» ROWS
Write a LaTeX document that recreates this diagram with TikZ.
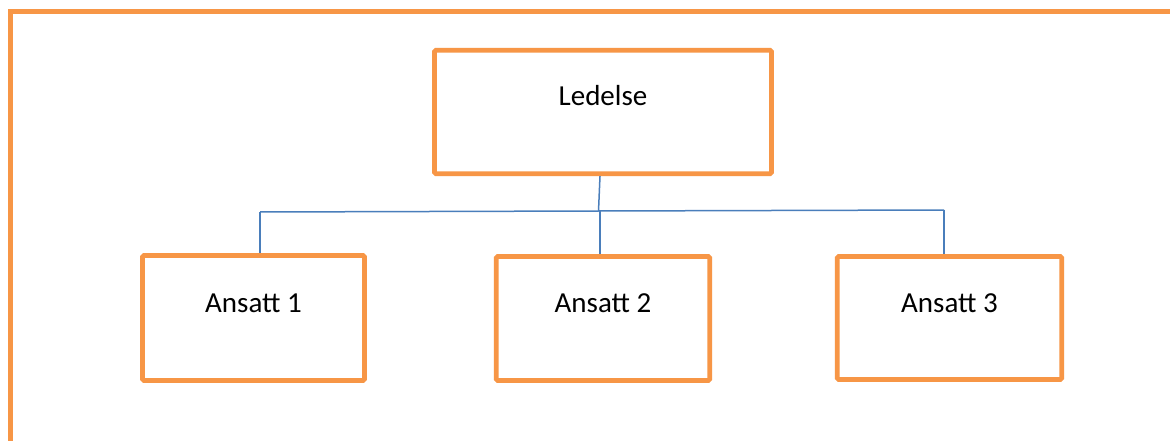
\documentclass[tikz,border=0pt]{standalone}
\usepackage{fontspec}
\setmainfont{Carlito}
\definecolor{accentorange}{HTML}{F79646}
\definecolor{linkblue}{HTML}{4A7EBB}
\begin{document}
\begin{tikzpicture}[x=1pt,y=-1pt,
  orgbox/.style={draw=accentorange, line width=4.7pt, rounded corners=1.5pt,
    fill=white, inner sep=0pt, text depth=32pt, text height=20pt,
    font=\fontsize{29}{35}\selectfont},
  link/.style={draw=linkblue, line width=1.5pt},
  frame/.style={draw=accentorange, line width=5pt}]
  \useasboundingbox (0,0) rectangle (1170,441);
  \fill[white] (0,0) rectangle (1170,441);

  % outer frame, open to the right and at the bottom
  \coordinate (fbl) at (10,460);
  \coordinate (ftl) at (10,12);
  \coordinate (ftr) at (1190,12);
  \draw[frame] (fbl) -- (ftl) -- (ftr);

  % boxes
  \node[orgbox, minimum width=337pt, minimum height=123.5pt] (led) at (603,112) {Ledelse};
  \node[orgbox, minimum width=222pt, minimum height=125pt] (a1) at (253.5,318) {Ansatt 1};
  \node[orgbox, minimum width=213.5pt, minimum height=124pt] (a2) at (603,318.5) {Ansatt 2};
  \node[orgbox, minimum width=224.5pt, minimum height=123pt] (a3) at (949.5,318) {Ansatt 3};

  % connector bus
  \coordinate (busL) at (260,212);
  \coordinate (busM) at (598.5,211);
  \coordinate (busD) at (600,211);
  \coordinate (busR) at (944,210);
  \draw[link] ([xshift=-3pt]led.south) -- (busM);
  \draw[link] (busL) -- (busM) -- (busR);
  \draw[link] (busL) -- (busL |- a1.north);
  \draw[link] (busD) -- (busD |- a2.north);
  \draw[link] (busR) -- (busR |- a3.north);
\end{tikzpicture}
\end{document}
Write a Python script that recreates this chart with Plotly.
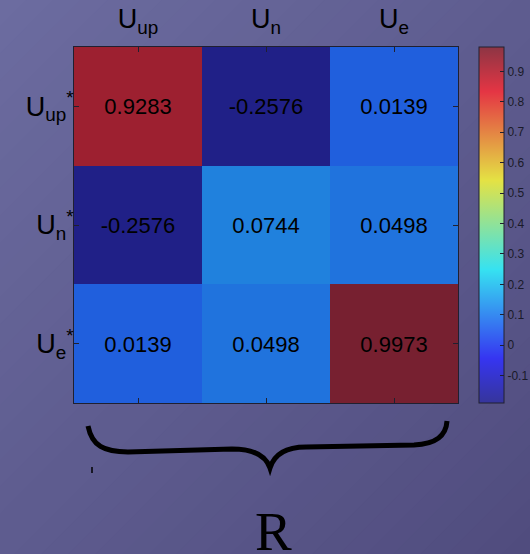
import plotly.graph_objects as go

# ---------------- data ----------------
col_labels = ["U<sub>up</sub>", "U<sub>n</sub>", "U<sub>e</sub>"]
row_labels = ["U<sub>up</sub><sup>*</sup>", "U<sub>n</sub><sup>*</sup>", "U<sub>e</sub><sup>*</sup>"]
R_values = [
    [0.9283, -0.2576, 0.0139],
    [-0.2576, 0.0744, 0.0498],
    [0.0139, 0.0498, 0.9973],
]
cbar_tickvals = [-0.1, 0, 0.1, 0.2, 0.3, 0.4, 0.5, 0.6, 0.7, 0.8, 0.9]
cbar_ticktext = ["-0.1", "0", "0.1", "0.2", "0.3", "0.4", "0.5", "0.6", "0.7", "0.8", "0.9"]
cbar_range = [-0.19, 0.98]
brace_label = "R"

# ---------------- style ----------------
VIEW_W, H = 530, 554
W = 560  # wider than the window: colorbar labels get clipped at the right edge like the reference
ML, MT, MB = 74, 47, 151
PW = 384
MR = W - ML - PW
PH = H - MT - MB
BG = (100, 100, 150)

jet = [(0.0, (0, 0, 128)), (0.125, (0, 0, 255)), (0.375, (0, 255, 255)),
       (0.625, (255, 255, 0)), (0.875, (255, 0, 0)), (1.0, (128, 0, 0))]


def blend(c, a, bg=BG):
    return "rgb(%d,%d,%d)" % tuple(round(a * c[i] + (1 - a) * bg[i]) for i in range(3))


heat_scale = [[p, blend(c, 0.68)] for p, c in jet]
bar_scale = [[p, blend(c, 0.68, (170, 165, 212))] for p, c in jet]


def px2paper(x, y):
    return (x - ML) / PW, 1 - (y - MT) / PH


fig = go.Figure()
fig.add_trace(go.Heatmap(
    z=R_values, x=col_labels, y=row_labels,
    colorscale=heat_scale, showscale=False,
    zmin=min(min(r) for r in R_values), zmax=max(max(r) for r in R_values),
    texttemplate="%{z:.4f}",
    textfont=dict(size=22, color="black", family="Liberation Sans, Arial"),
    hoverinfo="skip", xgap=0, ygap=0,
))
# colorbar proxy
fig.add_trace(go.Scatter(
    x=[None], y=[None], mode="markers", showlegend=False, hoverinfo="skip",
    marker=dict(color=[cbar_range[0]], cmin=cbar_range[0], cmax=cbar_range[1],
                colorscale=bar_scale, showscale=True,
                colorbar=dict(
                    x=(479 - ML) / PW, xanchor="left", xpad=0,
                    y=0.5, yanchor="middle", len=1, lenmode="fraction",
                    ypad=0, thickness=25, thicknessmode="pixels",
                    outlinewidth=1, outlinecolor="#202030",
                    tickvals=cbar_tickvals, ticktext=cbar_ticktext,
                    ticks="inside", ticklen=4, tickcolor="#202030",
                    tickfont=dict(size=12, color="#1a1a28", family="Liberation Sans, Arial"),
                )),
))

# gradient background bands
shapes = []
N = 40
S = VIEW_W + H
for i in range(N):
    t0, t1 = i / N, (i + 1) / N
    c0, c1 = t0 * S - 1, t1 * S + 1
    t = (t0 + t1) / 2
    col = tuple(round(a + (b - a) * t) for a, b in zip((108, 108, 160), (80, 76, 126)))
    pts = [(c0 + 300, -300), (c1 + 300, -300), (-300, c1 + 300), (-300, c0 + 300)]
    pp = [px2paper(x, y) for x, y in pts]
    path = "M " + " L ".join("%.4f,%.4f" % p for p in pp) + " Z"
    shapes.append(dict(type="path", xref="paper", yref="paper", path=path,
                       fillcolor="rgb(%d,%d,%d)" % col, line=dict(width=0), layer="below"))

# curly brace
brace_px = [("M", [(88, 426)]),
            ("C", [(92, 446), (104, 452), (128, 452)]),
            ("L", [(232, 449)]),
            ("C", [(254, 449), (266, 456), (270, 468)]),
            ("C", [(274, 455), (284, 447), (306, 447)]),
            ("L", [(414, 445)]),
            ("C", [(436, 444), (446, 436), (447, 421)])]
bp = ""
for cmd, pts in brace_px:
    bp += cmd + " " + " ".join("%.4f,%.4f" % px2paper(x, y) for x, y in pts) + " "
shapes.append(dict(type="path", xref="paper", yref="paper", path=bp.strip(),
                   line=dict(color="black", width=5), layer="above"))
x0, y0 = px2paper(92, 467)
x1, y1 = px2paper(92, 473)
shapes.append(dict(type="line", xref="paper", yref="paper", x0=x0, y0=y0, x1=x1, y1=y1,
                   line=dict(color="black", width=1.5)))

rx, ry = px2paper(273, 531)
fig.add_annotation(text=brace_label, xref="paper", yref="paper", x=rx, y=ry,
                   showarrow=False, xanchor="center", yanchor="middle",
                   font=dict(size=55, color="black", family="Liberation Serif, DejaVu Serif, serif"))

axis_common = dict(showline=True, linecolor="#202030", linewidth=1, mirror="ticks",
                   ticks="inside", ticklen=5, tickcolor="#202030", showgrid=False,
                   zeroline=False, automargin=False,
                   tickfont=dict(size=27, color="black", family="Liberation Sans, Arial"))

fig.update_layout(
    width=W, height=H,
    margin=dict(l=ML, r=MR, t=MT, b=MB, pad=0, autoexpand=False),
    paper_bgcolor="rgb(95,92,145)", plot_bgcolor="rgb(95,92,145)",
    shapes=shapes,
    xaxis=dict(side="top", ticklabelstandoff=7, **axis_common),
    yaxis=dict(autorange="reversed", ticklabelstandoff=-6, **axis_common),
    showlegend=False,
)
fig.write_html(
    "out.html",
    config={"displayModeBar": False},
    post_script="document.body.style.margin='0';document.body.style.overflow='hidden';",
)
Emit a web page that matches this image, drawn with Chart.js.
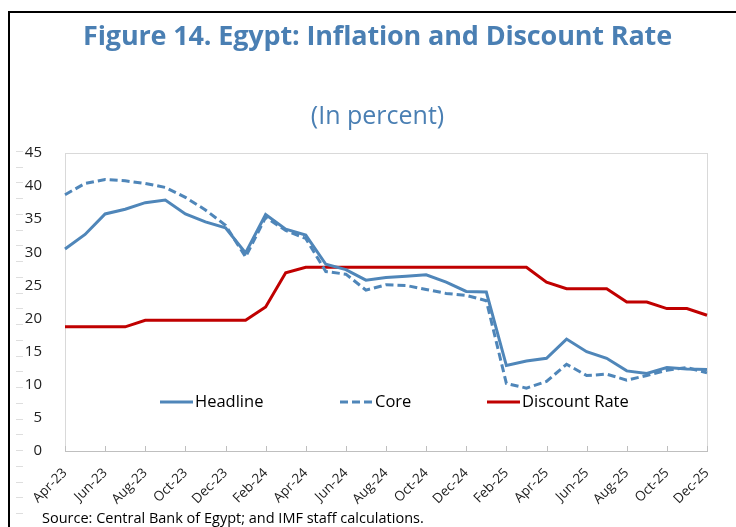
<!DOCTYPE html>
<html>
<head>
<meta charset="utf-8">
<title>Figure 14. Egypt: Inflation and Discount Rate</title>
<script src="https://cdn.jsdelivr.net/npm/chart.js@4.4.1/dist/chart.umd.min.js"></script>
<style>
  html, body { margin: 0; padding: 0; background: #fff; }
  #page {
    position: relative; width: 736px; height: 527px; overflow: hidden;
    font-family: "Open Sans", "Noto Sans", sans-serif;
  }
  #frame {
    position: absolute; left: 8px; top: 11px; right: -10px; bottom: -10px;
    border-top: 2px solid #000; border-left: 2px solid #000;
  }
  /* faint marks down the left margin */
  #margin-marks {
    position: absolute; left: 16px; top: 151px; width: 7px; height: 365px;
    background: repeating-linear-gradient(to bottom, #dedede 0 1px, transparent 1px 15.75px);
  }
  #chart-box { position: absolute; left: 0; top: 0; width: 736px; height: 527px; }
  .head { position: absolute; left: 0; width: 755px; text-align: center; color: #4A7FB3; white-space: nowrap; }
  #title { top: 16px; font-size: 27px; font-weight: 700; letter-spacing: -0.15px; }
  #subtitle { top: 97px; font-size: 25px; font-weight: 400; }
  #source { position: absolute; left: 42px; top: 508px; font-size: 14.5px; color: #000; white-space: nowrap; }
</style>
</head>
<body>
<div id="page">
  <div id="chart-box"><canvas id="chart"></canvas></div>
  <div id="frame"></div>
  <div id="margin-marks"></div>
  <div id="title" class="head">Figure 14. Egypt: Inflation and Discount Rate</div>
  <div id="subtitle" class="head">(In percent)</div>
  <div id="source">Source: Central Bank of Egypt; and IMF staff calculations.</div>
</div>
<script>
  // Monatswerte Apr-23 .. Dec-25.
  const months = [
    'Apr-23', 'May-23', 'Jun-23', 'Jul-23', 'Aug-23', 'Sep-23', 'Oct-23', 'Nov-23', 'Dec-23',
    'Jan-24', 'Feb-24', 'Mar-24', 'Apr-24', 'May-24', 'Jun-24', 'Jul-24', 'Aug-24', 'Sep-24',
    'Oct-24', 'Nov-24', 'Dec-24', 'Jan-25', 'Feb-25', 'Mar-25', 'Apr-25', 'May-25', 'Jun-25',
    'Jul-25', 'Aug-25', 'Sep-25', 'Oct-25', 'Nov-25', 'Dec-25'
  ];
  const headline = [
    30.5, 32.7, 35.8, 36.5, 37.5, 37.9, 35.8, 34.6, 33.7,
    29.9, 35.7, 33.5, 32.6, 28.2, 27.4, 25.8, 26.2, 26.4,
    26.6, 25.5, 24.1, 24.0, 12.9, 13.6, 14.0, 16.9, 15.0,
    14.0, 12.1, 11.7, 12.6, 12.4, 12.3
  ];
  const core = [
    38.7, 40.4, 41.0, 40.8, 40.4, 39.8, 38.3, 36.4, 34.1,
    29.3, 35.3, 33.3, 32.1, 27.1, 26.7, 24.3, 25.1, 25.0,
    24.4, 23.8, 23.5, 22.7, 10.2, 9.5, 10.5, 13.1, 11.4,
    11.6, 10.7, 11.4, 12.2, 12.6, 11.8
  ];
  const discountRate = [
    18.75, 18.75, 18.75, 18.75, 19.75, 19.75, 19.75, 19.75, 19.75,
    19.75, 21.75, 26.9, 27.75, 27.75, 27.75, 27.75, 27.75, 27.75,
    27.75, 27.75, 27.75, 27.75, 27.75, 27.75, 25.5, 24.5, 24.5,
    24.5, 22.5, 22.5, 21.5, 21.5, 20.5
  ];
  const yTicks = [0, 5, 10, 15, 20, 25, 30, 35, 40, 45];

  const BLUE = '#4F86B9';
  const RED = '#C00000';
  const FRAME = '#D9D9D9';
  const FONT = '"Open Sans", "Noto Sans", sans-serif';

  // Rahmen der Plotfläche + nach innen zeigende Tickstriche (wie in Excel).
  const plotFrame = {
    id: 'plotFrame',
    beforeDatasetsDraw(chart) {
      const { ctx, chartArea: a, scales: { x } } = chart;
      ctx.save();
      ctx.strokeStyle = FRAME;
      ctx.lineWidth = 1;
      ctx.strokeRect(a.left + 0.5, a.top + 0.5, a.right - a.left, a.bottom - a.top);
      ctx.strokeStyle = '#BFBFBF';
      ctx.beginPath();
      ctx.moveTo(a.left, a.bottom + 0.5);
      ctx.lineTo(a.right + 1, a.bottom + 0.5);
      months.forEach((m, i) => {
        if (i % 2) return;
        const px = Math.round(x.getPixelForValue(i)) + 0.5;
        ctx.moveTo(px, a.bottom);
        ctx.lineTo(px, a.bottom - 5);
      });
      ctx.stroke();
      ctx.restore();
    },
  };

  // Legende in der Plotfläche, eine Zeile.
  const insideLegend = {
    id: 'insideLegend',
    afterDatasetsDraw(chart) {
      const { ctx } = chart;
      const spots = [160, 340, 487];
      const y = 402;
      ctx.save();
      ctx.font = '16.5px ' + FONT;
      ctx.textBaseline = 'middle';
      ctx.fillStyle = '#000';
      chart.data.datasets.forEach((ds, i) => {
        const x0 = spots[i];
        ctx.strokeStyle = ds.borderColor;
        ctx.lineWidth = ds.borderWidth;
        ctx.setLineDash(ds.borderDash || []);
        ctx.beginPath();
        ctx.moveTo(x0, y);
        ctx.lineTo(x0 + 33, y);
        ctx.stroke();
        ctx.fillText(ds.label, x0 + 35, y);
      });
      ctx.restore();
    },
  };

  new Chart(document.getElementById('chart'), {
    type: 'line',
    data: {
      labels: months,
      datasets: [
        { label: 'Headline', data: headline, borderColor: BLUE, borderWidth: 3 },
        { label: 'Core', data: core, borderColor: BLUE, borderWidth: 3, borderDash: [8, 4] },
        { label: 'Discount Rate', data: discountRate, borderColor: RED, borderWidth: 3 },
      ],
    },
    options: {
      responsive: true,
      maintainAspectRatio: false,
      animation: false,
      elements: { point: { radius: 0 }, line: { tension: 0, borderCapStyle: 'butt' } },
      layout: { padding: { top: 153, right: 29, bottom: 16, left: 0 } },
      plugins: { legend: { display: false }, tooltip: { enabled: false } },
      scales: {
        x: {
          offset: false,
          grid: { display: false },
          border: { display: false },
          afterFit: (scale) => { scale.height = 60; },
          ticks: {
            autoSkip: false,
            minRotation: 45,
            maxRotation: 45,
            padding: 6,
            color: '#222',
            font: { family: FONT, size: 13.5 },
            callback: (value, index) => (index % 2 === 0 ? months[index] : ''),
          },
        },
        y: {
          min: 0,
          max: 45,
          grid: { display: false },
          border: { display: false },
          afterFit: (scale) => { scale.width = 65; },
          afterBuildTicks: (scale) => { scale.ticks = yTicks.map((v) => ({ value: v })); },
          ticks: {
            padding: 15,
            color: '#222',
            font: { family: FONT, size: 15 },
          },
        },
      },
    },
    plugins: [plotFrame, insideLegend],
  });
</script>
</body>
</html>
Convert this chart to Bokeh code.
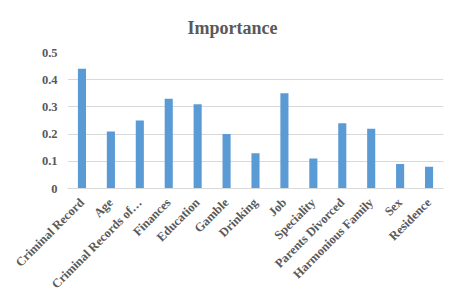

» WRITTEN REQUEST
Give back, unchanged, each line from the one containing "Write a Python" through the one containing "bar_scale = [[p, blend(c, 0.68, (170, 165, 212))]". Pictures are to be left out.

» FULL SOLUTION
Write a Python script that recreates this chart with Plotly.
import plotly.graph_objects as go

# ---------------- data ----------------
col_labels = ["U<sub>up</sub>", "U<sub>n</sub>", "U<sub>e</sub>"]
row_labels = ["U<sub>up</sub><sup>*</sup>", "U<sub>n</sub><sup>*</sup>", "U<sub>e</sub><sup>*</sup>"]
R_values = [
    [0.9283, -0.2576, 0.0139],
    [-0.2576, 0.0744, 0.0498],
    [0.0139, 0.0498, 0.9973],
]
cbar_tickvals = [-0.1, 0, 0.1, 0.2, 0.3, 0.4, 0.5, 0.6, 0.7, 0.8, 0.9]
cbar_ticktext = ["-0.1", "0", "0.1", "0.2", "0.3", "0.4", "0.5", "0.6", "0.7", "0.8", "0.9"]
cbar_range = [-0.19, 0.98]
brace_label = "R"

# ---------------- style ----------------
VIEW_W, H = 530, 554
W = 560  # wider than the window: colorbar labels get clipped at the right edge like the reference
ML, MT, MB = 74, 47, 151
PW = 384
MR = W - ML - PW
PH = H - MT - MB
BG = (100, 100, 150)

jet = [(0.0, (0, 0, 128)), (0.125, (0, 0, 255)), (0.375, (0, 255, 255)),
       (0.625, (255, 255, 0)), (0.875, (255, 0, 0)), (1.0, (128, 0, 0))]


def blend(c, a, bg=BG):
    return "rgb(%d,%d,%d)" % tuple(round(a * c[i] + (1 - a) * bg[i]) for i in range(3))


heat_scale = [[p, blend(c, 0.68)] for p, c in jet]
bar_scale = [[p, blend(c, 0.68, (170, 165, 212))] for p, c in jet]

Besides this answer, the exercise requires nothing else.